The day after one of his town hall meetings in Waukesha was interrupted by 300 booing demonstrators brandishing Mexican flags in March, Sensenbrenner said he could not travel anywhere in his district without hearing constituents say "stick to your guns."

"I listen to my constituents," Sensenbrenner said. "That's why I've been here for 27 and a half years."

This support from his largely white, suburban district was evident at a later town hall meeting May 21, where a group of 15 white faces gathered and largely congratulated Sensenbrenner for his immigration reform efforts.

At the meeting in Germantown - named, ironically, for its ethnic immigrant settlers - Marian Schweda of Wauwatosa urged Sensenbrenner to take his legislation even further than he would like, to make illegal immigrants subject to felony charges.

"It's kind of like they've made fools of the United States," Schweda told Sensenbrenner. "They've thumbed their noses at us."

Sensenbrenner's own view of the immigrants themselves is more tempered.

The best way to show compassion to them is to stop illegal immigration, he said.

"We're going to have to deal with this issue because if we don't deal with this issue we're going to put a permanent underclass in our society, and that's not good for any society."

Sensenbrenner admitted, however, that his plan has not made him popular in the areas from which most of the United States' undocumented immigrants originate.

"I think I am now the second best known American politician in Mexico," he told the group at the Germantown gathering. "I won't say what the favorable or unfavorable rating is, but I'm not running for office there."

Today's questions-

Do you believe that Sensenbrenner is correct and that we need to deal with the security first and worry about the rest later?

Do you believe the protests actually hurt the cause for immigrants?

1 comment:

jeff said...

I think that Rep.
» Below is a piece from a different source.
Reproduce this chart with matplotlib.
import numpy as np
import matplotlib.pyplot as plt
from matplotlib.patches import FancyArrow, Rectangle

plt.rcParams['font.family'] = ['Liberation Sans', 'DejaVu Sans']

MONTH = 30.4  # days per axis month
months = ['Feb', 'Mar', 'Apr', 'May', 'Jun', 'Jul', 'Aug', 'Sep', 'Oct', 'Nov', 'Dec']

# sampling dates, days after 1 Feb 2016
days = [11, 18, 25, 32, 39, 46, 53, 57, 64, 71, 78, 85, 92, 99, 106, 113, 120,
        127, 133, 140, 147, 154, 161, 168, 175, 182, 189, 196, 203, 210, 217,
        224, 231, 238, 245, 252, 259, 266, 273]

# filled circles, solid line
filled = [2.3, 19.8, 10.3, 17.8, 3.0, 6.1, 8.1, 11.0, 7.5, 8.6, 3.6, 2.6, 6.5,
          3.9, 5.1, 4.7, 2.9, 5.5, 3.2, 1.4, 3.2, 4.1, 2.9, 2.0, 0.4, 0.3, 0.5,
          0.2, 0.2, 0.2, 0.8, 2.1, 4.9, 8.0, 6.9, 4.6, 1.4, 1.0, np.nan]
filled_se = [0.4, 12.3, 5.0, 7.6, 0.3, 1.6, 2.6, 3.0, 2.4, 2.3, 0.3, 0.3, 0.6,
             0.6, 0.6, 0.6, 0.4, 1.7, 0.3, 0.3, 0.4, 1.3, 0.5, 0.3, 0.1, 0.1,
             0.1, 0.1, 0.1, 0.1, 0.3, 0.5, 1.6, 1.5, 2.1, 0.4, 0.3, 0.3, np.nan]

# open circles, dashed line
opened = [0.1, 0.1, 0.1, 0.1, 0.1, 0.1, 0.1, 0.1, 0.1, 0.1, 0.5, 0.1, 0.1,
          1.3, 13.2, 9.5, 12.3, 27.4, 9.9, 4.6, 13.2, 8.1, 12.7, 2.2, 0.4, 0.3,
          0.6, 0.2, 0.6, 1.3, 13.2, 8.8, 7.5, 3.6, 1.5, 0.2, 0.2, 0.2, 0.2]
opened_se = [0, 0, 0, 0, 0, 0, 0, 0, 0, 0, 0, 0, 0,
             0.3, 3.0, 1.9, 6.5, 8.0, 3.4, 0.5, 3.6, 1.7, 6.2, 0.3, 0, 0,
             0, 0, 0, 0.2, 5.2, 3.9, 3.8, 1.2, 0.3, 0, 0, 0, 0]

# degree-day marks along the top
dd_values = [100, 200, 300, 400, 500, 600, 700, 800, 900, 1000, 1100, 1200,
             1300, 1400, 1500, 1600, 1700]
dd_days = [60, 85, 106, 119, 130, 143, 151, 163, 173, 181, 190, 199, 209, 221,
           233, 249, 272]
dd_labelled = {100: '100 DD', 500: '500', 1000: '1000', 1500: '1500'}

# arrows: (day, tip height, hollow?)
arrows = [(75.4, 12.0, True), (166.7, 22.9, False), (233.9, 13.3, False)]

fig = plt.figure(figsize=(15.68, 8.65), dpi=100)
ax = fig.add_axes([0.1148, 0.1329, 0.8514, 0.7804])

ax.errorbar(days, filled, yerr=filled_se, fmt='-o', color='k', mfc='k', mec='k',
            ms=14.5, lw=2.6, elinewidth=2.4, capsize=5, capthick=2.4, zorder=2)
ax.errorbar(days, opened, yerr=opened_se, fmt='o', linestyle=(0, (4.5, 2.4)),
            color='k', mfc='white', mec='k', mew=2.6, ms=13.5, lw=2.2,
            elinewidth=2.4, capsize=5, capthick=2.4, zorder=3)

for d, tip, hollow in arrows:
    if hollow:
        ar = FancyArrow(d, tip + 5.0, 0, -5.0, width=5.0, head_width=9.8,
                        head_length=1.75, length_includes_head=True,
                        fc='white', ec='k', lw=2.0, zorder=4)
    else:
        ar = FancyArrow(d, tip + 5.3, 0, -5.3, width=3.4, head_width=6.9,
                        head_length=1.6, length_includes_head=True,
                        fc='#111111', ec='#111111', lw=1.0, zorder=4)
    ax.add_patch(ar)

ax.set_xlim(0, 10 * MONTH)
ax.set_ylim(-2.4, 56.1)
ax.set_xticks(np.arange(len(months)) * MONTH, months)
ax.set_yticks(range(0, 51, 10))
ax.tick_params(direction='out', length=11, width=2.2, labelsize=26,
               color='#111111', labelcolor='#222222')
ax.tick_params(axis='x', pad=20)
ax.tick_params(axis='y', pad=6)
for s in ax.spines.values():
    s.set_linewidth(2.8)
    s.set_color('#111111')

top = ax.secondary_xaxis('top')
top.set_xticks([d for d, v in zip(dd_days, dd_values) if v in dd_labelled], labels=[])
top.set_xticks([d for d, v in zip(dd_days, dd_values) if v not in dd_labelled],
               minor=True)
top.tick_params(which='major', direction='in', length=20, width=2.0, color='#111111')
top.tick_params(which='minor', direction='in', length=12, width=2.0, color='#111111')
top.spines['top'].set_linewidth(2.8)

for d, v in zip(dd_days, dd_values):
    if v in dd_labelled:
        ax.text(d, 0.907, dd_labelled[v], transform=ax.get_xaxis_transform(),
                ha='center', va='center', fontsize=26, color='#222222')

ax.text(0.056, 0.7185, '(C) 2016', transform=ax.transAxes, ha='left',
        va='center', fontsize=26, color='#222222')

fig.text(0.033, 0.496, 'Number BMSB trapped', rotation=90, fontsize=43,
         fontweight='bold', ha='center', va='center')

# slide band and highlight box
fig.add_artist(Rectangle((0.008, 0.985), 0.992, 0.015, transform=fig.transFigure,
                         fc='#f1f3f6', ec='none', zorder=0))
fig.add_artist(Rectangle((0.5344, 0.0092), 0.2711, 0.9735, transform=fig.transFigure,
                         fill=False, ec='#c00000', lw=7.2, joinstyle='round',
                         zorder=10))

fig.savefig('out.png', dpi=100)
Sensenbrenner is guilty of the same thing that he charged was wrong with the 1986 immigration bill. It addresses one side of the issue and promises to address the rest of the issue later. I think that if he had his way, the immigration debate would begin and end with the passage of his bill. There would be no later as far as dealing with those illegals who are already here.

As much as I can understand Sensenbrenner's viewpoint, I wonder why he would be so afraid to deal with the other side of the coin at the same time. Legislation or no, those here are going to remain here and more will be coming. It would make more sense to me to have a plan in place for an orderly and legal entrance.